So LAist (ok, this poster in particular) likes American Idol. We’ve been watching closely this season because we actually like some of the singers. They’re kinda good (except that Bucky guy who really has to go tonight). Now, will we ever buy a record? Probably not, but for mindless entertainment in the background while cooking dinner, it’s the best damn thing on TV.
We detected something different while watching last night’s ode to the ‘50s with coach Barry Manilow. (Yes, that Barry Manilow.) There was something different about host Ryan Seacrest. We’ve noticed that he’s wearing more suits this season, which is fine, but it was something more subtle. We couldn’t pinpoint it at first. And then it hit us at the show’s sign off. Seacrest said “good night” (or something like that) to the audience instead of his patented, “Seacrest Out!”
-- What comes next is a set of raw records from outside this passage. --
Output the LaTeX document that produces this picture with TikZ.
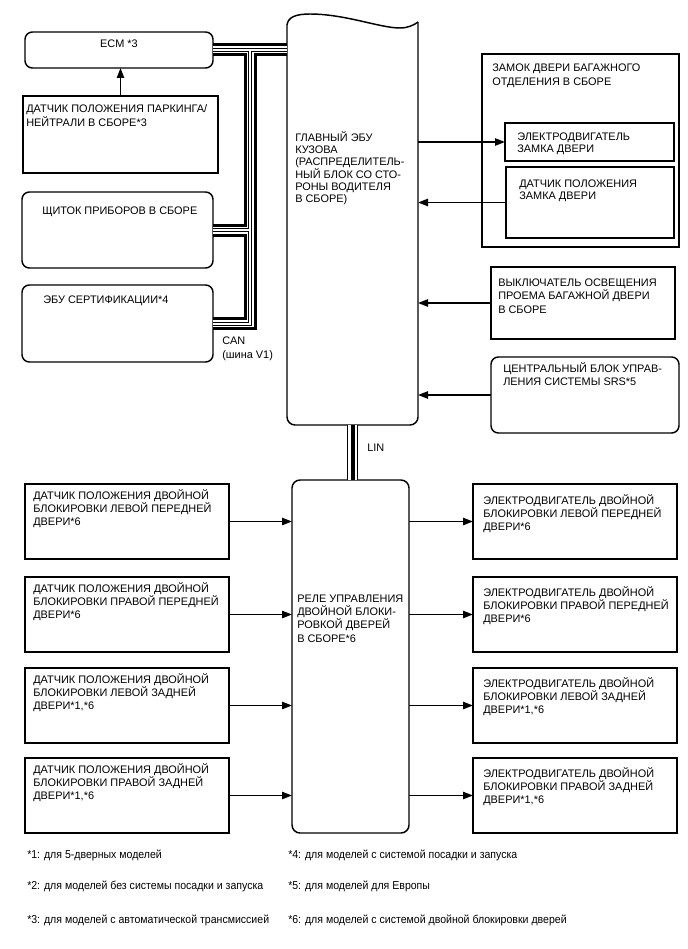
\documentclass[tikz,border=0pt]{standalone}
\usepackage{fontspec}
\setmainfont{Liberation Sans}
\newfontfamily\notefont[FakeStretch=0.92]{Liberation Sans}
\usetikzlibrary{arrows.meta,fit}
\newcommand\ml[2][10]{\parbox[t]{6cm}{\fontsize{8.2}{#1}\selectfont\raggedright #2}}
\begin{document}
\begin{tikzpicture}[x=0.75pt,y=-0.75pt,
  bx/.style={draw, line width=1.1pt, inner sep=0pt, outer sep=0pt},
  rbx/.style={bx, rounded corners=5.5pt},
  arr/.style={line width=1.1pt, -{Triangle[length=7.5pt,width=5.5pt]}},
  txt/.style={anchor=base west, inner sep=0pt, font=\fontsize{8.2}{10}\selectfont},
  note/.style={anchor=base west, inner sep=0pt, font=\notefont\fontsize{8.6}{10}\selectfont},
]
\useasboundingbox (0,0) rectangle (688,949);

% boxes
\node[rbx, fit={(25,32)(213,68)}] (ecm) {};
\node[bx, fit={(23,96)(218,173)}] (park) {};
\node[rbx, fit={(22,192)(213,268)}] (clu) {};
\node[rbx, fit={(22,285)(213,362)}] (cert) {};
\node[inner sep=0pt, outer sep=0pt, fit={(287,20)(418,425)}] (bcm) {};
\node[bx, fit={(482,54)(679,247)}] (trunk) {};
\node[bx, fit={(505,123)(674,161)}] (motor) {};
\node[bx, fit={(506,167)(674,238)}] (lsens) {};
\node[bx, fit={(491,267)(675,339)}] (sw) {};
\node[rbx, fit={(491,357)(679,433)}] (srs) {};
\node[rbx, rounded corners=6pt, fit={(292,480)(409,833)}] (relay) {};
\node[bx, fit={(25,484)(229,559)}] (l1) {};
\node[bx, fit={(25,577)(229,652)}] (l2) {};
\node[bx, fit={(25,668)(229,743)}] (l3) {};
\node[bx, fit={(25,758)(229,833)}] (l4) {};
\node[bx, fit={(473,484)(677,559)}] (r1) {};
\node[bx, fit={(473,577)(677,652)}] (r2) {};
\node[bx, fit={(473,668)(677,743)}] (r3) {};
\node[bx, fit={(473,758)(677,833)}] (r4) {};

% body ECU outline with torn top
\draw[line width=1.1pt, rounded corners=6pt] (287,25) -- (287,425) -- (418,425) -- (418,22);
\draw[line width=1.1pt] (287,25) .. controls (288,17) and (296,14) .. (310,14)
  .. controls (345,14) and (380,28) .. (400,28) .. controls (408,28) and (414,25) .. (418,22);

% CAN bus
\coordinate (canx) at (250,0);
\foreach \w/\c in {9.75pt/black, 5.25pt/white, 3pt/black, 1.5pt/white} {
  \draw[line width=\w, draw=\c, line join=miter] (ecm.east) -- (ecm.east -| bcm.west);
  \draw[line width=\w, draw=\c, line join=miter] (canx |- ecm.east) -- (canx |- cert.east) -- (cert.east);
  \draw[line width=\w, draw=\c, line join=miter] (canx |- clu.east) -- (clu.east);
}
% LIN bus
\foreach \w/\c in {8.25pt/black, 6.5pt/white, 3pt/black} {
  \draw[line width=\w, draw=\c] (bcm.south) -- (bcm.south |- relay.north);
}

% arrows
\draw[arr] (park.north) -- (park.north |- ecm.south);
\draw[arr] (bcm.east |- motor.west) -- (motor.west);
\draw[arr] (lsens.west) -- (lsens.west -| bcm.east);
\draw[arr] (sw.west) -- (sw.west -| bcm.east);
\draw[arr] (srs.west) -- (srs.west -| bcm.east);
\foreach \n in {l1,l2,l3,l4} { \draw[arr] (\n.east) -- (\n.east -| relay.west); }
\foreach \n in {r1,r2,r3,r4} { \draw[arr] (relay.east |- \n.west) -- (\n.west); }

% texts
\node[txt, anchor=base] (tecm) at (119,48) {ECM *3};
\node[txt] (tpark) at (26,113) {\ml[9]{ДАТЧИК ПОЛОЖЕНИЯ ПАРКИНГА/\\НЕЙТРАЛИ В СБОРЕ*3}};
\node[txt] (tclu) at (42,214) {ЩИТОК ПРИБОРОВ В СБОРЕ};
\node[txt] (tcert) at (43,303) {ЭБУ СЕРТИФИКАЦИИ*4};
\node[txt] (tcan) at (222,344) {\ml[10.5]{CAN\\(шина V1)}};
\node[txt] (tbcm) at (295,141) {\ml[9.3]{ГЛАВНЫЙ ЭБУ\\КУЗОВА\\(РАСПРЕДЕЛИТЕЛЬ-\\НЫЙ БЛОК СО СТО-\\РОНЫ ВОДИТЕЛЯ\\В СБОРЕ)}};
\node[txt] (ttrunk) at (492,71) {\ml[10.7]{ЗАМОК ДВЕРИ БАГАЖНОГО\\ОТДЕЛЕНИЯ В СБОРЕ}};
\node[txt] (tmotor) at (517,140) {\ml[9.2]{ЭЛЕКТРОДВИГАТЕЛЬ\\ЗАМКА ДВЕРИ}};
\node[txt] (tlsens) at (519,187) {\ml[9.2]{ДАТЧИК ПОЛОЖЕНИЯ\\ЗАМКА ДВЕРИ}};
\node[txt] (tsw) at (498,286) {\ml[10.3]{ВЫКЛЮЧАТЕЛЬ ОСВЕЩЕНИЯ\\ПРОЕМА БАГАЖНОЙ ДВЕРИ\\В СБОРЕ}};
\node[txt] (tsrs) at (503,372) {\ml{ЦЕНТРАЛЬНЫЙ БЛОК УПРАВ-\\ЛЕНИЯ СИСТЕМЫ SRS*5}};
\node[txt] (tlin) at (367,451) {LIN};
\node[txt] (trelay) at (297,602) {\ml{РЕЛЕ УПРАВЛЕНИЯ\\ДВОЙНОЙ БЛОКИ-\\РОВКОЙ ДВЕРЕЙ\\В СБОРЕ*6}};

\node[txt] (tl1) at (33,499) {\ml{ДАТЧИК ПОЛОЖЕНИЯ ДВОЙНОЙ\\БЛОКИРОВКИ ЛЕВОЙ ПЕРЕДНЕЙ\\ДВЕРИ*6}};
\node[txt] (tl2) at (33,592) {\ml{ДАТЧИК ПОЛОЖЕНИЯ ДВОЙНОЙ\\БЛОКИРОВКИ ПРАВОЙ ПЕРЕДНЕЙ\\ДВЕРИ*6}};
\node[txt] (tl3) at (33,683) {\ml{ДАТЧИК ПОЛОЖЕНИЯ ДВОЙНОЙ\\БЛОКИРОВКИ ЛЕВОЙ ЗАДНЕЙ\\ДВЕРИ*1,*6}};
\node[txt] (tl4) at (33,773) {\ml{ДАТЧИК ПОЛОЖЕНИЯ ДВОЙНОЙ\\БЛОКИРОВКИ ПРАВОЙ ЗАДНЕЙ\\ДВЕРИ*1,*6}};
\node[txt] (tr1) at (483,504) {\ml{ЭЛЕКТРОДВИГАТЕЛЬ ДВОЙНОЙ\\БЛОКИРОВКИ ЛЕВОЙ ПЕРЕДНЕЙ\\ДВЕРИ*6}};
\node[txt] (tr2) at (483,596) {\ml{ЭЛЕКТРОДВИГАТЕЛЬ ДВОЙНОЙ\\БЛОКИРОВКИ ПРАВОЙ ПЕРЕДНЕЙ\\ДВЕРИ*6}};
\node[txt] (tr3) at (483,687) {\ml{ЭЛЕКТРОДВИГАТЕЛЬ ДВОЙНОЙ\\БЛОКИРОВКИ ЛЕВОЙ ЗАДНЕЙ\\ДВЕРИ*1,*6}};
\node[txt] (tr4) at (483,777) {\ml{ЭЛЕКТРОДВИГАТЕЛЬ ДВОЙНОЙ\\БЛОКИРОВКИ ПРАВОЙ ЗАДНЕЙ\\ДВЕРИ*1,*6}};

% footnotes
\node[note] (n1) at (27,858) {*1: для 5-дверных моделей};
\node[note] (n2) at (27,889) {*2: для моделей без системы посадки и запуска};
\node[note] (n3) at (27,923) {*3: для моделей с автоматической трансмиссией};
\node[note] (n4) at (288,858) {*4: для моделей с системой посадки и запуска};
\node[note] (n5) at (288,889) {*5: для моделей для Европы};
\node[note] (n6) at (288,923) {*6: для моделей с системой двойной блокировки дверей};
\end{tikzpicture}
\end{document}
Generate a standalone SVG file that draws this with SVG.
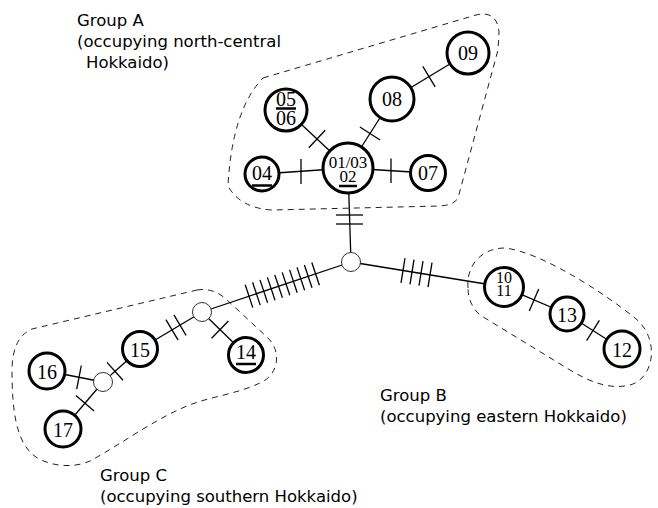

What is that? A new, more mature Ryan Seacrest? But why? Sure, he’s past 30 and now doing E! Television, radio et al, but why grow up? Simon Cowell still wears those too-tight T-shirts every night; Randy still uses the “dawg” in every sentence; and Paula, well she’s still fake sweet and wacky self. Ryan, baby, no matter how often we poked fun of you, your hair, your height (and wow standing next to contestant Elliot Yamin made you look Kobe size – is he that short??) – it’s all because we love you.
Bring back the Cheesecrest! If need be, get Brian Dunkleman back to co-host with you. He’s probably not doing anything right now.




I dunno! He still seems like the world's most useless metrosexual to meee!
(Some of his 98.7 billboards make him look like he has white hair too. What is up with that?)